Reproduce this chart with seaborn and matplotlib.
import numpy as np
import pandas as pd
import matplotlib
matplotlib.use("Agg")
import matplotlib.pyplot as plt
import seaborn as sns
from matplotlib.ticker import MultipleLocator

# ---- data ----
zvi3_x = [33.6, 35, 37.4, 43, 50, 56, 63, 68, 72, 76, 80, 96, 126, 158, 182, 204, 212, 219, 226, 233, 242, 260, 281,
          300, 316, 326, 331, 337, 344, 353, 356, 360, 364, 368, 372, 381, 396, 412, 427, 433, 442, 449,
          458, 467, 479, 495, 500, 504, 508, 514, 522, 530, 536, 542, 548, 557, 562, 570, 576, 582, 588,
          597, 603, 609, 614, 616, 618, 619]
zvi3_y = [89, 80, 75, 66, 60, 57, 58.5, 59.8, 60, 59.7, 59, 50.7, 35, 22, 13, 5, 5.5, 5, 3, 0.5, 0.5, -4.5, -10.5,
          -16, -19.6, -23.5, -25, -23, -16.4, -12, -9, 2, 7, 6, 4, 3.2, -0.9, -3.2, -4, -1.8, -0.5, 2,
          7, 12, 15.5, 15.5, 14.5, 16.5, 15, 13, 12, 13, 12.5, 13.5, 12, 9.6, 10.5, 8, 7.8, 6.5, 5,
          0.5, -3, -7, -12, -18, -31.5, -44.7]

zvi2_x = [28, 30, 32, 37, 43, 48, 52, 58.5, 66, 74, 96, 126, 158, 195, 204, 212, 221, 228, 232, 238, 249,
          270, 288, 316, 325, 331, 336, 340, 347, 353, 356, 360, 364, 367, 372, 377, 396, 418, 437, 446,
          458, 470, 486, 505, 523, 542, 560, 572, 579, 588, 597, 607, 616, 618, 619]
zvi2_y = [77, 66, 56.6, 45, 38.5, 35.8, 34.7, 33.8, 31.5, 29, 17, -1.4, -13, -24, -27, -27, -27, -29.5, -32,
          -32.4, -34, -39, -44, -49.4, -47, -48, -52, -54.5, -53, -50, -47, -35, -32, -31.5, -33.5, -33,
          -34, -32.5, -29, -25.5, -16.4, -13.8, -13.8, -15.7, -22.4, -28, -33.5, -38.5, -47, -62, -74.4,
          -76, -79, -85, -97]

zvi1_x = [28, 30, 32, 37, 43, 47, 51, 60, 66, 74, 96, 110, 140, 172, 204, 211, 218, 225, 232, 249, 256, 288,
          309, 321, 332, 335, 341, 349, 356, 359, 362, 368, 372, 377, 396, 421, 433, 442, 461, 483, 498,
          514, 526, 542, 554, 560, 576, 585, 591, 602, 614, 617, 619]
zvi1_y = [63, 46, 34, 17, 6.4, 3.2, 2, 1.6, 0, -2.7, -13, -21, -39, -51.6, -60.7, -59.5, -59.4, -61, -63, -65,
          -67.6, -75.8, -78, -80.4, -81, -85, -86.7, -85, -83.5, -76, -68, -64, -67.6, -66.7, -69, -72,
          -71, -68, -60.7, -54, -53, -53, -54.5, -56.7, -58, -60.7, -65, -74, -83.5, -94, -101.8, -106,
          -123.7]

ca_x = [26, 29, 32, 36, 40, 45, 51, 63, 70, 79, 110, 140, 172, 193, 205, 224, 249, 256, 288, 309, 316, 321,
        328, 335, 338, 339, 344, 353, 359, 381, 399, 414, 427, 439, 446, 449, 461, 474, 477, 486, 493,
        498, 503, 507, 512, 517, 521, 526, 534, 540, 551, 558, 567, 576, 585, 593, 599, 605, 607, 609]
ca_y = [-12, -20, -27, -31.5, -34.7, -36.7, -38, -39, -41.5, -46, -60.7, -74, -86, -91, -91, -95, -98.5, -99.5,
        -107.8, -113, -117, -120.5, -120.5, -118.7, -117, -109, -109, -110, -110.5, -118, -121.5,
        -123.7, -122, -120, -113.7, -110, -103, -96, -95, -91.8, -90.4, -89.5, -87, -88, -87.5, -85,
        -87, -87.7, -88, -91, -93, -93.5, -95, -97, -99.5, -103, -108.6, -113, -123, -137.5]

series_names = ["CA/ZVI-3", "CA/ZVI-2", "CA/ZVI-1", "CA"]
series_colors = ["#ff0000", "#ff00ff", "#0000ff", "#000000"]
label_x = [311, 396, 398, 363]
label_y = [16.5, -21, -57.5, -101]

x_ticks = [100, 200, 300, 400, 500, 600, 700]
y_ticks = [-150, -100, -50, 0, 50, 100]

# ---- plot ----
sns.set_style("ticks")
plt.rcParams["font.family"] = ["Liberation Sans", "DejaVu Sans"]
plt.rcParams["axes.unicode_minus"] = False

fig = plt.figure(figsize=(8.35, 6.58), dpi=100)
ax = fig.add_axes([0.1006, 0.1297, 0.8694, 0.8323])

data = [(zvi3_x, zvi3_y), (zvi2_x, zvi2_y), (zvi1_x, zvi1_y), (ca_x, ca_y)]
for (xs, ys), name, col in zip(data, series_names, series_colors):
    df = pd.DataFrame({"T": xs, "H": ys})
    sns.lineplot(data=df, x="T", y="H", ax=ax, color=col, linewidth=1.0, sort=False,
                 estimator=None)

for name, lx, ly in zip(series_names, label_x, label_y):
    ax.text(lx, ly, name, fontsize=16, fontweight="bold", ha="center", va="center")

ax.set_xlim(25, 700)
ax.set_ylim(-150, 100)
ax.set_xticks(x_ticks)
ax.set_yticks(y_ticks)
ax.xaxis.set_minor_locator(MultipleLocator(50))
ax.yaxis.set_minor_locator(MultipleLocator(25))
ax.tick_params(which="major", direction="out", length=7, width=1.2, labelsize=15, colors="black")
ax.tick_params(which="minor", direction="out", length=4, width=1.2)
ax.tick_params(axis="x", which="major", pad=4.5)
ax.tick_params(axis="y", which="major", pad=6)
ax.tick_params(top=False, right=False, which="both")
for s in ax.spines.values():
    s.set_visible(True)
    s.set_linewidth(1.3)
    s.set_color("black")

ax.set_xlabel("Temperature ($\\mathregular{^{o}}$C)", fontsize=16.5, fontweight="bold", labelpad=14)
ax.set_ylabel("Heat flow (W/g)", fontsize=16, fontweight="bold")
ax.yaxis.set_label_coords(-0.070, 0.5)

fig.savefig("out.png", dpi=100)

━━━━━━━━━━

## Task instructions
From the first line to the last, retype the data exactly.

## Result
Reproduce this chart with seaborn and matplotlib.
import numpy as np
import pandas as pd
import matplotlib
matplotlib.use("Agg")
import matplotlib.pyplot as plt
import seaborn as sns
from matplotlib.ticker import MultipleLocator

# ---- data ----
zvi3_x = [33.6, 35, 37.4, 43, 50, 56, 63, 68, 72, 76, 80, 96, 126, 158, 182, 204, 212, 219, 226, 233, 242, 260, 281,
          300, 316, 326, 331, 337, 344, 353, 356, 360, 364, 368, 372, 381, 396, 412, 427, 433, 442, 449,
          458, 467, 479, 495, 500, 504, 508, 514, 522, 530, 536, 542, 548, 557, 562, 570, 576, 582, 588,
          597, 603, 609, 614, 616, 618, 619]
zvi3_y = [89, 80, 75, 66, 60, 57, 58.5, 59.8, 60, 59.7, 59, 50.7, 35, 22, 13, 5, 5.5, 5, 3, 0.5, 0.5, -4.5, -10.5,
          -16, -19.6, -23.5, -25, -23, -16.4, -12, -9, 2, 7, 6, 4, 3.2, -0.9, -3.2, -4, -1.8, -0.5, 2,
          7, 12, 15.5, 15.5, 14.5, 16.5, 15, 13, 12, 13, 12.5, 13.5, 12, 9.6, 10.5, 8, 7.8, 6.5, 5,
          0.5, -3, -7, -12, -18, -31.5, -44.7]

zvi2_x = [28, 30, 32, 37, 43, 48, 52, 58.5, 66, 74, 96, 126, 158, 195, 204, 212, 221, 228, 232, 238, 249,
          270, 288, 316, 325, 331, 336, 340, 347, 353, 356, 360, 364, 367, 372, 377, 396, 418, 437, 446,
          458, 470, 486, 505, 523, 542, 560, 572, 579, 588, 597, 607, 616, 618, 619]
zvi2_y = [77, 66, 56.6, 45, 38.5, 35.8, 34.7, 33.8, 31.5, 29, 17, -1.4, -13, -24, -27, -27, -27, -29.5, -32,
          -32.4, -34, -39, -44, -49.4, -47, -48, -52, -54.5, -53, -50, -47, -35, -32, -31.5, -33.5, -33,
          -34, -32.5, -29, -25.5, -16.4, -13.8, -13.8, -15.7, -22.4, -28, -33.5, -38.5, -47, -62, -74.4,
          -76, -79, -85, -97]

zvi1_x = [28, 30, 32, 37, 43, 47, 51, 60, 66, 74, 96, 110, 140, 172, 204, 211, 218, 225, 232, 249, 256, 288,
          309, 321, 332, 335, 341, 349, 356, 359, 362, 368, 372, 377, 396, 421, 433, 442, 461, 483, 498,
          514, 526, 542, 554, 560, 576, 585, 591, 602, 614, 617, 619]
zvi1_y = [63, 46, 34, 17, 6.4, 3.2, 2, 1.6, 0, -2.7, -13, -21, -39, -51.6, -60.7, -59.5, -59.4, -61, -63, -65,
          -67.6, -75.8, -78, -80.4, -81, -85, -86.7, -85, -83.5, -76, -68, -64, -67.6, -66.7, -69, -72,
          -71, -68, -60.7, -54, -53, -53, -54.5, -56.7, -58, -60.7, -65, -74, -83.5, -94, -101.8, -106,
          -123.7]

ca_x = [26, 29, 32, 36, 40, 45, 51, 63, 70, 79, 110, 140, 172, 193, 205, 224, 249, 256, 288, 309, 316, 321,
        328, 335, 338, 339, 344, 353, 359, 381, 399, 414, 427, 439, 446, 449, 461, 474, 477, 486, 493,
        498, 503, 507, 512, 517, 521, 526, 534, 540, 551, 558, 567, 576, 585, 593, 599, 605, 607, 609]
ca_y = [-12, -20, -27, -31.5, -34.7, -36.7, -38, -39, -41.5, -46, -60.7, -74, -86, -91, -91, -95, -98.5, -99.5,
        -107.8, -113, -117, -120.5, -120.5, -118.7, -117, -109, -109, -110, -110.5, -118, -121.5,
        -123.7, -122, -120, -113.7, -110, -103, -96, -95, -91.8, -90.4, -89.5, -87, -88, -87.5, -85,
        -87, -87.7, -88, -91, -93, -93.5, -95, -97, -99.5, -103, -108.6, -113, -123, -137.5]

series_names = ["CA/ZVI-3", "CA/ZVI-2", "CA/ZVI-1", "CA"]
series_colors = ["#ff0000", "#ff00ff", "#0000ff", "#000000"]
label_x = [311, 396, 398, 363]
label_y = [16.5, -21, -57.5, -101]

x_ticks = [100, 200, 300, 400, 500, 600, 700]
y_ticks = [-150, -100, -50, 0, 50, 100]

# ---- plot ----
sns.set_style("ticks")
plt.rcParams["font.family"] = ["Liberation Sans", "DejaVu Sans"]
plt.rcParams["axes.unicode_minus"] = False

fig = plt.figure(figsize=(8.35, 6.58), dpi=100)
ax = fig.add_axes([0.1006, 0.1297, 0.8694, 0.8323])

data = [(zvi3_x, zvi3_y), (zvi2_x, zvi2_y), (zvi1_x, zvi1_y), (ca_x, ca_y)]
for (xs, ys), name, col in zip(data, series_names, series_colors):
    df = pd.DataFrame({"T": xs, "H": ys})
    sns.lineplot(data=df, x="T", y="H", ax=ax, color=col, linewidth=1.0, sort=False,
                 estimator=None)

for name, lx, ly in zip(series_names, label_x, label_y):
    ax.text(lx, ly, name, fontsize=16, fontweight="bold", ha="center", va="center")

ax.set_xlim(25, 700)
ax.set_ylim(-150, 100)
ax.set_xticks(x_ticks)
ax.set_yticks(y_ticks)
ax.xaxis.set_minor_locator(MultipleLocator(50))
ax.yaxis.set_minor_locator(MultipleLocator(25))
ax.tick_params(which="major", direction="out", length=7, width=1.2, labelsize=15, colors="black")
ax.tick_params(which="minor", direction="out", length=4, width=1.2)
ax.tick_params(axis="x", which="major", pad=4.5)
ax.tick_params(axis="y", which="major", pad=6)
ax.tick_params(top=False, right=False, which="both")
for s in ax.spines.values():
    s.set_visible(True)
    s.set_linewidth(1.3)
    s.set_color("black")

ax.set_xlabel("Temperature ($\\mathregular{^{o}}$C)", fontsize=16.5, fontweight="bold", labelpad=14)
ax.set_ylabel("Heat flow (W/g)", fontsize=16, fontweight="bold")
ax.yaxis.set_label_coords(-0.070, 0.5)

fig.savefig("out.png", dpi=100)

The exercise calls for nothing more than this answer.